Your friends and family might think it is funny to read: ‘Just got in. Drunk again. Adrian dumped me. Life’s a bitch’.
But this would not do your reputation as a proofreader much good. People need to trust you have the correct proofreading course certification, and convincing editorial skills.
This means you should choose your username carefully.
It’s best to use your first and last names, with the word Proofreader, for example: GavinSmithProofreader
Common names are not always available. But you can use underscores, numbers and hyphens to give you more options.
If you are self-employed, you will need to decide whether you are going to tweet on behalf of your business – or yourself.
A company, or a business, is made up of several individuals, so you will have to decide whether you want your image to be ‘corporate’, or whether you want it to have a human face – ie, you!

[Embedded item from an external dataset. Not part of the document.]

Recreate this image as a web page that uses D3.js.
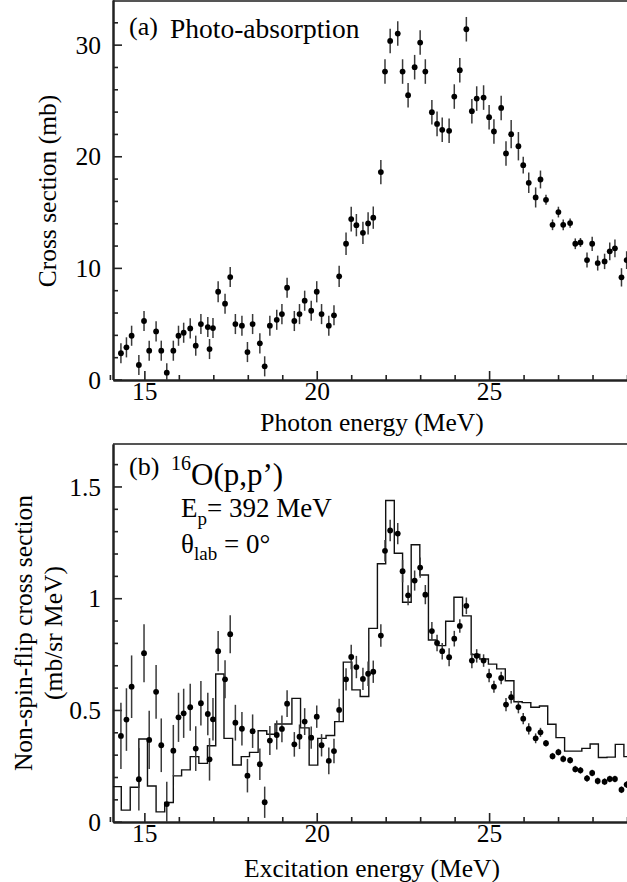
<!DOCTYPE html>
<html>
<head>
<meta charset="utf-8">
<script src="https://cdn.jsdelivr.net/npm/d3@7"></script>
<style>
  html, body { margin: 0; padding: 0; background: #fff; }
  svg { display: block; }
  text { font-family: "Liberation Serif", "Times New Roman", "DejaVu Serif", serif; fill: #000; }
</style>
</head>
<body>
<svg id="chart" width="627" height="882"></svg>
<script>
// ---------------- DATA ----------------
const energy = [
  14.32, 14.48, 14.63, 14.84, 14.99, 15.14, 15.34, 15.49, 15.65, 15.84,
  15.99, 16.14, 16.33, 16.49, 16.64, 16.84, 16.89, 16.99, 17.14, 17.34,
  17.49, 17.64, 17.83, 17.99, 18.14, 18.35, 18.49, 18.64, 18.84, 18.99,
  19.14, 19.35, 19.50, 19.65, 19.84, 20.00, 20.14, 20.35, 20.50, 20.65,
  20.85, 21.00, 21.15, 21.34, 21.49, 21.64, 21.86, 21.98, 22.13, 22.35,
  22.49, 22.65, 22.84, 23.00, 23.15, 23.34, 23.49, 23.64, 23.84, 23.99,
  24.15, 24.34, 24.50, 24.64, 24.84, 25.00, 25.14, 25.35, 25.49, 25.64,
  25.85, 25.99, 26.15, 26.35, 26.49, 26.65, 26.84, 27.01, 27.15, 27.35,
  27.50, 27.65, 27.84, 27.99, 28.15, 28.35, 28.50, 28.65, 28.84, 28.99
];
// (a) photo-absorption cross section (mb)
const photoAbs = [
  2.35, 2.88, 3.92, 1.30, 5.24, 2.58, 4.31, 2.58, 0.61, 2.58,
  3.92, 4.19, 4.58, 3.03, 4.97, 4.70, 2.73, 4.61, 7.86, 6.79,
  9.18, 4.97, 4.82, 2.46, 4.97, 3.24, 1.18, 4.82, 5.35, 5.86,
  8.22, 5.24, 5.86, 7.06, 6.16, 7.86, 5.86, 4.82, 5.75, 9.24,
  12.16, 14.37, 13.83, 13.14, 13.98, 14.50, 18.58, 27.59, 30.33, 30.99,
  27.59, 25.47, 27.98, 30.19, 27.59, 23.95, 22.90, 22.37, 22.28, 25.35,
  27.71, 31.38, 24.04, 25.17, 25.26, 23.50, 22.22, 24.33, 20.25, 21.98,
  20.90, 19.20, 17.62, 16.31, 17.92, 16.10, 13.86, 15.00, 13.86, 14.01,
  12.16, 12.28, 10.70, 12.16, 10.43, 10.58, 11.48, 11.75, 9.15, 10.70
];
const photoErr = [
  0.9, 0.9, 0.9, 0.9, 0.9, 0.9, 0.9, 0.9, 0.85, 0.9,
  0.9, 0.9, 0.9, 0.9, 0.9, 0.9, 0.9, 0.9, 0.95, 0.9,
  0.9, 0.9, 0.9, 0.9, 0.9, 0.9, 0.9, 0.9, 0.9, 0.9,
  0.9, 0.9, 0.9, 0.9, 0.9, 0.95, 0.9, 0.9, 0.9, 0.95,
  1.0, 1.1, 1.0, 1.0, 1.0, 1.0, 1.08, 1.1, 1.1, 1.1,
  1.1, 1.1, 1.1, 1.1, 1.1, 1.1, 1.1, 1.1, 1.1, 1.1,
  1.1, 1.1, 1.1, 1.1, 1.1, 1.1, 1.1, 1.1, 1.1, 1.27,
  1.27, 0.75, 0.92, 0.9, 0.8, 0.45, 0.48, 0.48, 0.48, 0.42,
  0.48, 0.4, 0.67, 0.64, 0.67, 0.69, 0.8, 0.8, 0.82, 0.8
];
// (b) 16O(p,p') non-spin-flip cross section (mb/sr MeV)
const nsfCross = [
  0.384, 0.457, 0.604, 0.190, 0.754, 0.366, 0.581, 0.342, 0.079, 0.318,
  0.467, 0.485, 0.512, 0.327, 0.530, 0.482, 0.279, 0.458, 0.763, 0.637,
  0.839, 0.443, 0.416, 0.206, 0.405, 0.257, 0.087, 0.363, 0.388, 0.415,
  0.528, 0.346, 0.380, 0.448, 0.376, 0.470, 0.342, 0.272, 0.316, 0.500,
  0.637, 0.737, 0.692, 0.639, 0.662, 0.671, 0.833, 1.212, 1.303, 1.289,
  1.121, 1.013, 1.079, 1.137, 1.016, 0.853, 0.800, 0.763, 0.736, 0.819,
  0.876, 0.966, 0.721, 0.742, 0.721, 0.654, 0.604, 0.643, 0.524, 0.557,
  0.513, 0.461, 0.415, 0.373, 0.400, 0.351, 0.293, 0.311, 0.281, 0.275,
  0.235, 0.230, 0.194, 0.218, 0.182, 0.179, 0.191, 0.191, 0.143, 0.166
];
const nsfErr = [
  0.148, 0.14, 0.14, 0.14, 0.13, 0.13, 0.12, 0.12, 0.10, 0.115,
  0.11, 0.11, 0.105, 0.10, 0.10, 0.095, 0.095, 0.095, 0.09, 0.085,
  0.085, 0.08, 0.075, 0.075, 0.075, 0.07, 0.07, 0.065, 0.065, 0.06,
  0.06, 0.055, 0.055, 0.06, 0.05, 0.05, 0.05, 0.06, 0.055, 0.05,
  0.05, 0.055, 0.05, 0.05, 0.055, 0.05, 0.05, 0.048, 0.048, 0.048,
  0.05, 0.045, 0.045, 0.045, 0.043, 0.04, 0.037, 0.037, 0.04, 0.035,
  0.03, 0.037, 0.034, 0.03, 0.028, 0.03, 0.027, 0.028, 0.03, 0.028,
  0.028, 0.025, 0.025, 0.022, 0.02, 0.015, 0.015, 0.015, 0.015, 0.015,
  0.015, 0.015, 0.015, 0.015, 0.015, 0.015, 0.015, 0.015, 0.015, 0.015
];
// (b) histogram (calculation): bin edges (MeV) and contents
const histEdges = [
  14.08, 14.33, 14.59, 14.84, 15.09, 15.34, 15.59, 15.84, 16.08, 16.33,
  16.58, 16.83, 17.07, 17.31, 17.56, 17.81, 18.05, 18.30, 18.55, 18.79,
  19.03, 19.28, 19.53, 19.78, 20.03, 20.27, 20.52, 20.77, 21.02, 21.26,
  21.51, 21.76, 22.00, 22.25, 22.49, 22.74, 22.99, 23.24, 23.49, 23.74,
  23.98, 24.23, 24.48, 24.73, 24.98, 25.22, 25.47, 25.72, 25.96, 26.21,
  26.46, 26.70, 26.94, 27.19, 27.44, 27.69, 27.93, 28.17, 28.42, 28.66,
  28.91, 29.16
];
const histValues = [
  0.157, 0.052, 0.154, 0.370, 0.160, 0.044, 0.086, 0.205, 0.232, 0.291,
  0.261, 0.340, 0.661, 0.373, 0.254, 0.291, 0.310, 0.407, 0.391, 0.437,
  0.437, 0.552, 0.420, 0.253, 0.373, 0.386, 0.448, 0.714, 0.590, 0.560,
  0.865, 1.154, 1.437, 1.201, 0.982, 1.239, 1.104, 0.813, 0.788, 0.897,
  1.004, 0.921, 0.748, 0.728, 0.705, 0.684, 0.631, 0.537, 0.533, 0.512,
  0.518, 0.436, 0.376, 0.316, 0.316, 0.328, 0.348, 0.287, 0.289, 0.346,
  0.291
];
// ticks
const xTicksMajor = [15, 20, 25];
const xTicksMinor = [14, 16, 17, 18, 19, 21, 22, 23, 24, 26, 27, 28, 29];
const yTicksA = [0, 10, 20, 30];
const yTicksAMinor = [2, 4, 6, 8, 12, 14, 16, 18, 22, 24, 26, 28, 32];
const yTicksB = [0, 0.5, 1, 1.5];
const yTickLabelsB = ["0", "0.5", "1", "1.5"];
const yTicksBMinor = [0.1, 0.2, 0.3, 0.4, 0.6, 0.7, 0.8, 0.9, 1.1, 1.2, 1.3, 1.4, 1.6];

// ---------------- LAYOUT ----------------
const SERIF = '"Liberation Serif", "Times New Roman", "DejaVu Serif", serif';
const svg = d3.select("#chart");
const L = 113, R = 627;
const FONT = 25.5;
const axisColor = "#222";

const x = d3.scaleLinear().domain([14.09, 29.0]).range([L, R]);

function label(sel) { return sel.attr("font-family", SERIF).style("font-family", SERIF); }

function drawPanel(cfg) {
  const { top, bottom, y, yMaj, yMajLabels, yMin, id } = cfg;
  const g = svg.append("g");

  svg.append("clipPath").attr("id", "clip" + id)
    .append("rect").attr("x", L).attr("y", top).attr("width", R - L + 2).attr("height", bottom - top);

  g.append("line").attr("x1", L).attr("x2", R + 2).attr("y1", top).attr("y2", top)
    .attr("stroke", "#555").attr("stroke-width", 2);

  const xMaj = g.append("g").attr("transform", `translate(0,${bottom})`)
    .call(d3.axisBottom(x).tickValues(xTicksMajor).tickSizeInner(-9).tickSizeOuter(0).tickPadding(2).tickFormat(d3.format("d")));
  const xMin = g.append("g").attr("transform", `translate(0,${bottom})`)
    .call(d3.axisBottom(x).tickValues(xTicksMinor).tickSizeInner(-5).tickSizeOuter(0).tickFormat(""));
  const yMajG = g.append("g").attr("transform", `translate(${L},0)`)
    .call(d3.axisLeft(y).tickValues(yMaj).tickSizeInner(-9).tickSizeOuter(0).tickPadding(12)
      .tickFormat((d, i) => yMajLabels[i]));
  const yMinG = g.append("g").attr("transform", `translate(${L},0)`)
    .call(d3.axisLeft(y).tickValues(yMin).tickSizeInner(-5).tickSizeOuter(0).tickFormat(""));

  [xMaj, xMin, yMajG, yMinG].forEach(a => {
    a.attr("font-family", SERIF);
    a.select(".domain").attr("stroke", axisColor).attr("stroke-width", 2);
    a.selectAll(".tick line").attr("stroke", axisColor).attr("stroke-width", 1.6);
    label(a.selectAll("text").attr("font-size", FONT).attr("fill", "#000"));
  });
  yMajG.selectAll("text").attr("dy", "0.34em");
  return g;
}

// ---------- Panel (a) ----------
const yA = d3.scaleLinear().domain([0, 34]).range([379.5, 0]);
drawPanel({ top: 1, bottom: 380, y: yA, yMaj: yTicksA, yMajLabels: yTicksA.map(String), yMin: yTicksAMinor, id: "A" });

const ptsA = energy.map((e, i) => ({ e, v: photoAbs[i], s: photoErr[i] }));
const dataA = svg.append("g").attr("clip-path", "url(#clipA)");
dataA.selectAll("line.err").data(ptsA).join("line")
  .attr("x1", d => x(d.e)).attr("x2", d => x(d.e))
  .attr("y1", d => yA(d.v - d.s)).attr("y2", d => yA(d.v + d.s))
  .attr("stroke", "#3a3a3a").attr("stroke-width", 1.5);
dataA.selectAll("circle").data(ptsA).join("circle")
  .attr("cx", d => x(d.e)).attr("cy", d => yA(d.v)).attr("r", 2.9).attr("fill", "#000");

label(svg.append("text").attr("x", 129).attr("y", 35).attr("font-size", 26).text("(a)"));
label(svg.append("text").attr("x", 170).attr("y", 38).attr("font-size", 27.5).text("Photo-absorption"));

label(svg.append("text").attr("x", 372).attr("y", 431).attr("text-anchor", "middle").attr("font-size", FONT)
  .text("Photon energy (MeV)"));
label(svg.append("text").attr("transform", "translate(56,191) rotate(-90)").attr("text-anchor", "middle")
  .attr("font-size", FONT).text("Cross section (mb)"));

// ---------- Panel (b) ----------
const yB = d3.scaleLinear().domain([0, 1.69]).range([821.7, 444]);
drawPanel({ top: 444, bottom: 822, y: yB, yMaj: yTicksB, yMajLabels: yTickLabelsB, yMin: yTicksBMinor, id: "B" });

const dataB = svg.append("g").attr("clip-path", "url(#clipB)");
const histPts = histValues.map((v, i) => [histEdges[i], v]);
histPts.push([histEdges[histEdges.length - 1], histValues[histValues.length - 1]]);
dataB.append("path").datum(histPts)
  .attr("d", d3.line().x(d => x(d[0])).y(d => yB(d[1])).curve(d3.curveStepAfter))
  .attr("fill", "none").attr("stroke", "#111").attr("stroke-width", 1.4);

const ptsB = energy.map((e, i) => ({ e, v: nsfCross[i], s: nsfErr[i] }));
dataB.selectAll("line.err").data(ptsB).join("line")
  .attr("x1", d => x(d.e)).attr("x2", d => x(d.e))
  .attr("y1", d => yB(d.v - d.s)).attr("y2", d => yB(d.v + d.s))
  .attr("stroke", "#3a3a3a").attr("stroke-width", 1.5);
dataB.selectAll("circle").data(ptsB).join("circle")
  .attr("cx", d => x(d.e)).attr("cy", d => yB(d.v)).attr("r", 2.9).attr("fill", "#000");

label(svg.append("text").attr("x", 129).attr("y", 475).attr("font-size", 26).text("(b)"));
const t1 = label(svg.append("text").attr("x", 171).attr("y", 485));
t1.append("tspan").attr("font-size", 20).attr("dy", -15).text("16");
t1.append("tspan").attr("font-size", 31).attr("dy", 15).text("O(p,p’)");

const t2 = label(svg.append("text").attr("x", 181).attr("y", 517).attr("font-size", 27));
t2.append("tspan").text("E");
t2.append("tspan").attr("font-size", 19).attr("dy", 8).text("p");
t2.append("tspan").attr("dy", -8).text("= 392 MeV");

const t3 = label(svg.append("text").attr("x", 181).attr("y", 553).attr("font-size", 27));
t3.append("tspan").text("θ");
t3.append("tspan").attr("font-size", 19).attr("dy", 7).text("lab");
t3.append("tspan").attr("dy", -7).text(" = 0°");

label(svg.append("text").attr("x", 372).attr("y", 877).attr("text-anchor", "middle").attr("font-size", FONT)
  .text("Excitation energy (MeV)"));
label(svg.append("text").attr("transform", "translate(32,633) rotate(-90)").attr("text-anchor", "middle")
  .attr("font-size", FONT).text("Non-spin-flip cross section"));
label(svg.append("text").attr("transform", "translate(62,633) rotate(-90)").attr("text-anchor", "middle")
  .attr("font-size", FONT).text("(mb/sr MeV)"));
</script>
</body>
</html>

Attaching a personality to the Twitter account may help you to gain trust, which is something that most users appreciate.
But make sure you don’t end up mixing personal with corporate! If you received tweets from Coca Cola reading … ‘I think this is a great new drink’, you would wonder exactly who ‘I’ is. The CEO? The marketing manager? Or who?
You may need different accounts for different aspects of your work, so you can communicate to your existing and potential readers in the appropriate language.
So, there’s more to a username than you may realise. You need to consider it carefully.